··· Data extract
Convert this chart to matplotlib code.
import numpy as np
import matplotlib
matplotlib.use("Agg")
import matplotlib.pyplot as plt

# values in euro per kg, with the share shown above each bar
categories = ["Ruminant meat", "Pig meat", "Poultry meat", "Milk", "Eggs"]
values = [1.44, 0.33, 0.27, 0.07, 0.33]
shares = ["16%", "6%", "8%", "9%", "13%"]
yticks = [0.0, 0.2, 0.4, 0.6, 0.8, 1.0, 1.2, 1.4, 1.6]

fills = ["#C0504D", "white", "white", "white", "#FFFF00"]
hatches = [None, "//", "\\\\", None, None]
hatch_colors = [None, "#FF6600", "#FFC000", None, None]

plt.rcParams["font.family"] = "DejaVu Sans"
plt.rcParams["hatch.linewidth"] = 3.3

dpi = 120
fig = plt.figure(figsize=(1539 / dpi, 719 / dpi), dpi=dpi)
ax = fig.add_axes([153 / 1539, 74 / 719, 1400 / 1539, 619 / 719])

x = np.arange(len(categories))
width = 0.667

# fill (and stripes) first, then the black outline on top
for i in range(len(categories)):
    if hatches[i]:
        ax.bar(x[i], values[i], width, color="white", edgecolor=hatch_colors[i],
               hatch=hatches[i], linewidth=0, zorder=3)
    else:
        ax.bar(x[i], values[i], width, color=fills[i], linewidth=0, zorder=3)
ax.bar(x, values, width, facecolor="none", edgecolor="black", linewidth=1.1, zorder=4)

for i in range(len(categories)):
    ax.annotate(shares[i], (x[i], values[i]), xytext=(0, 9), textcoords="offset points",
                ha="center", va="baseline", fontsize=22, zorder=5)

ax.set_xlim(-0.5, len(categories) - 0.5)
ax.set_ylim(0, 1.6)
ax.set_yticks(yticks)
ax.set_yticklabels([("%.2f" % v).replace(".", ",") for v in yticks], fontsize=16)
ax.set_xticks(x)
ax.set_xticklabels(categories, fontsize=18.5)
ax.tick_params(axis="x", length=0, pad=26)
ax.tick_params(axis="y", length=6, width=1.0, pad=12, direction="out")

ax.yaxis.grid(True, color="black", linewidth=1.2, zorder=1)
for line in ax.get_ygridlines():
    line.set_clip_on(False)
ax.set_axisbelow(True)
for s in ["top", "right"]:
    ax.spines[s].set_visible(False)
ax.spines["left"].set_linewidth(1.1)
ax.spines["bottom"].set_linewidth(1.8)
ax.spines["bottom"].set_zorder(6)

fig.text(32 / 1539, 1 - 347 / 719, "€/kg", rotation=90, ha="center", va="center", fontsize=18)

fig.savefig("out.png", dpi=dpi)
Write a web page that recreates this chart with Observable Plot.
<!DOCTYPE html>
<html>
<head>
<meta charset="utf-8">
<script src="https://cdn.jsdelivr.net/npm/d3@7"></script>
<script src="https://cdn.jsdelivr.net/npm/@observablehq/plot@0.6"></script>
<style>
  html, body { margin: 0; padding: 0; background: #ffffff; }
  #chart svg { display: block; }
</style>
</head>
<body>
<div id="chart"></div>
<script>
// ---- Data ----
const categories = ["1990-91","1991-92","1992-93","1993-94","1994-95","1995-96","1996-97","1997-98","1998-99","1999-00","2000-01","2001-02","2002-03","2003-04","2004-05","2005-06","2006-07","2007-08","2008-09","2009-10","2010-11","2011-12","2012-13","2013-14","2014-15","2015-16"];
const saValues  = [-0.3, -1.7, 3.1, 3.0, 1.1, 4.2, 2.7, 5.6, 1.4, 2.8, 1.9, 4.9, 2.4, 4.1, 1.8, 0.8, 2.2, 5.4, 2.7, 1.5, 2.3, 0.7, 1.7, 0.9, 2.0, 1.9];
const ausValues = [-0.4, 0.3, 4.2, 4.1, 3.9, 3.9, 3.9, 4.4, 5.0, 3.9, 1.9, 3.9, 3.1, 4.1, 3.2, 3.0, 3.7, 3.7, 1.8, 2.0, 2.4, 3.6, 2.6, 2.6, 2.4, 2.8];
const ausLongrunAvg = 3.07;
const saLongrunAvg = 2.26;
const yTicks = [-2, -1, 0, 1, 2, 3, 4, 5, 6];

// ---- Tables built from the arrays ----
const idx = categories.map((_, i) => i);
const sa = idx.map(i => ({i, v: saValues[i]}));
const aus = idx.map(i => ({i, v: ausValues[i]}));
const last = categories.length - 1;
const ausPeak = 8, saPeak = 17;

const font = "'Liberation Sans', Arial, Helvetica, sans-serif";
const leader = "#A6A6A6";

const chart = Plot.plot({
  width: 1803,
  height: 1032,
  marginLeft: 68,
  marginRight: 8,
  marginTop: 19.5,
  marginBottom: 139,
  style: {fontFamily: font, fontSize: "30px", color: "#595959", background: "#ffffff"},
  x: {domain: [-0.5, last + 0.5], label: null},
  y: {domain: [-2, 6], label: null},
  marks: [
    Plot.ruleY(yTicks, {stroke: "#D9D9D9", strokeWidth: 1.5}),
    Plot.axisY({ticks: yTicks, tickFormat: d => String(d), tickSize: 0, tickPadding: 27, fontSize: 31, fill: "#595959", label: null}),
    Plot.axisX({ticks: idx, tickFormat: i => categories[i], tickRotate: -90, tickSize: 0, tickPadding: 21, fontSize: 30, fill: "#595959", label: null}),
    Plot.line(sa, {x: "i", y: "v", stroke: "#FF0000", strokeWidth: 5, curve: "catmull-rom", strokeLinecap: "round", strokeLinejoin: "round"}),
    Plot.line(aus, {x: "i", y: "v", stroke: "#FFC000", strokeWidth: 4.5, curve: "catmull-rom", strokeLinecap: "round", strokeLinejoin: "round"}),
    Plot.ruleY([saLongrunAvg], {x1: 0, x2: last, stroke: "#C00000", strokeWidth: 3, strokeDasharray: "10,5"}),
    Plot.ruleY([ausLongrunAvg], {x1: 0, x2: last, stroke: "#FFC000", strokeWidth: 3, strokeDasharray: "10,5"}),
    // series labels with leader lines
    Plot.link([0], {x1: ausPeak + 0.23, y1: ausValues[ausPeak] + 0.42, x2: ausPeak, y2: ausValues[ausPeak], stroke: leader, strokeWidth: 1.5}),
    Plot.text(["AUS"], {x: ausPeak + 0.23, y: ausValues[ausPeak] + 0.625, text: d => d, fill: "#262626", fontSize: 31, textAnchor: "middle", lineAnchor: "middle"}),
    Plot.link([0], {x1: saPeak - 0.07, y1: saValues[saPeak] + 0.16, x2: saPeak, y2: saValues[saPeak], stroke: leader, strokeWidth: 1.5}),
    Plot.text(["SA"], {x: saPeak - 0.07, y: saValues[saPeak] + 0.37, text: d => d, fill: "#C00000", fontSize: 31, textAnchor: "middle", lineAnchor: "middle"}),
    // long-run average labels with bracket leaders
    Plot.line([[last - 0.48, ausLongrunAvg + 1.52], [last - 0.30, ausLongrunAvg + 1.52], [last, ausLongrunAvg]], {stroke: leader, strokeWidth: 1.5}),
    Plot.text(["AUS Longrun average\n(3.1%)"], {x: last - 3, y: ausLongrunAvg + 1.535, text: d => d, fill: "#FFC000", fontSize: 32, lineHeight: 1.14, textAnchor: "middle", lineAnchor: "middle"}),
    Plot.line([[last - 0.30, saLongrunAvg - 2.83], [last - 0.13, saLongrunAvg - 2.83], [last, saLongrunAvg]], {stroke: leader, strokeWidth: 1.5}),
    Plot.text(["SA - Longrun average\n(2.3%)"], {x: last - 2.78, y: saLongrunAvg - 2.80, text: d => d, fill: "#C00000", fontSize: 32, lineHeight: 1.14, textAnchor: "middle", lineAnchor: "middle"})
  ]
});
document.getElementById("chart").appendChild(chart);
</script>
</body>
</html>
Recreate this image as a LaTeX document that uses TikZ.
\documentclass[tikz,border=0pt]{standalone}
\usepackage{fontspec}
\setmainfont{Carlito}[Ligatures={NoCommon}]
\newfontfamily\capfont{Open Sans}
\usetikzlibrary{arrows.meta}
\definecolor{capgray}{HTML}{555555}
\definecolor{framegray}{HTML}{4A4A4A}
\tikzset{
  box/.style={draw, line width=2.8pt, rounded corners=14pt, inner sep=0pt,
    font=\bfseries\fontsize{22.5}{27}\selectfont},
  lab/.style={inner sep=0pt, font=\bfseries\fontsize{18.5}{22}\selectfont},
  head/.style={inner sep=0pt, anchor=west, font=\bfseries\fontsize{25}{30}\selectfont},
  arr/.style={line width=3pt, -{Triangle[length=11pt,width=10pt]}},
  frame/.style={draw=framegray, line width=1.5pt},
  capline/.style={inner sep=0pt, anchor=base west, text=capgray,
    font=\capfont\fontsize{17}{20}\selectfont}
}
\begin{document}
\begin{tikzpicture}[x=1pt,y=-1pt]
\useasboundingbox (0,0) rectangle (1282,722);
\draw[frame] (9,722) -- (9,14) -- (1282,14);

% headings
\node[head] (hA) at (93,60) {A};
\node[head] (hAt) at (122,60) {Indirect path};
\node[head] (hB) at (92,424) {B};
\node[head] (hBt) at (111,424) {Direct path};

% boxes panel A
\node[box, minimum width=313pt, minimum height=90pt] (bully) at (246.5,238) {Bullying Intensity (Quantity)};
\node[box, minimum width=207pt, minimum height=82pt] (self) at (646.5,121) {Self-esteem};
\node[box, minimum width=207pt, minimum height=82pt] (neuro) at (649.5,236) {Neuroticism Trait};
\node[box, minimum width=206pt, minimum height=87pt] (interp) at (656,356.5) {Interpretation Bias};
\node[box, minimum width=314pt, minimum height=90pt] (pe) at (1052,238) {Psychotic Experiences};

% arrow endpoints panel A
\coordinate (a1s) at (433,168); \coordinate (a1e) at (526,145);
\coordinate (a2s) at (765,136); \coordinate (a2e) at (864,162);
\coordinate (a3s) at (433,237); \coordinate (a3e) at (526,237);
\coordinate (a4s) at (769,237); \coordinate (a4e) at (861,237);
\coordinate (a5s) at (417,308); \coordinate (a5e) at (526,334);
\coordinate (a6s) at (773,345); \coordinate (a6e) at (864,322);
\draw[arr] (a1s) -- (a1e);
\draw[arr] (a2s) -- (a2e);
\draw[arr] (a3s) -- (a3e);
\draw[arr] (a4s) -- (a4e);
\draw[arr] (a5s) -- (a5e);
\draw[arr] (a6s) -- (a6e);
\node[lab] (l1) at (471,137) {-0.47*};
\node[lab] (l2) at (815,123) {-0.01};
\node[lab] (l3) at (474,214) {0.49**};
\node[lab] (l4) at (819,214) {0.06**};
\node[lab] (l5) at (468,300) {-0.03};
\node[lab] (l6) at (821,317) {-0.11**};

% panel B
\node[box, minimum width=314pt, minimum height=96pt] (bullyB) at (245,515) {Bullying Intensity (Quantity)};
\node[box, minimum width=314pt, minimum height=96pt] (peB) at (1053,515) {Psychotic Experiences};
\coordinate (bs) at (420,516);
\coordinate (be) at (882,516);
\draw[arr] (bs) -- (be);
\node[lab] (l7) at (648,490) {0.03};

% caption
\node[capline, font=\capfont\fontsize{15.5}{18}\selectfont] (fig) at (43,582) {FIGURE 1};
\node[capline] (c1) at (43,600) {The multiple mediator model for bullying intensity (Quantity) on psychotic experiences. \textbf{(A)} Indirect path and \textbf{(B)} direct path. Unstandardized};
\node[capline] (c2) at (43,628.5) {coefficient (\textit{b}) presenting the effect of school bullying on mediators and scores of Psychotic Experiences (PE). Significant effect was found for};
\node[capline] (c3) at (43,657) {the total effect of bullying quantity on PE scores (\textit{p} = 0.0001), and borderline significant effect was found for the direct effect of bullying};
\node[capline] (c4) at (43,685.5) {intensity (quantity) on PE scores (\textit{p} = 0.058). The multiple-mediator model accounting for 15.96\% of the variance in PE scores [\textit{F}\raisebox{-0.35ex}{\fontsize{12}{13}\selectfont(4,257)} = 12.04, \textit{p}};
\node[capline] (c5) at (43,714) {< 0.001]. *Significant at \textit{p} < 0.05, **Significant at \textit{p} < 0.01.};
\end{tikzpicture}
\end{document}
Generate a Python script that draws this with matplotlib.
······
_Aim_
Pull out each line holding the string "with".

_Result for this exercise_
# values in euro per kg, with the share shown above each bar
Write a web page that recreates this chart with Observable Plot.
    // series labels with leader lines
    // long-run average labels with bracket leaders
Generate a Python script that draws this with matplotlib.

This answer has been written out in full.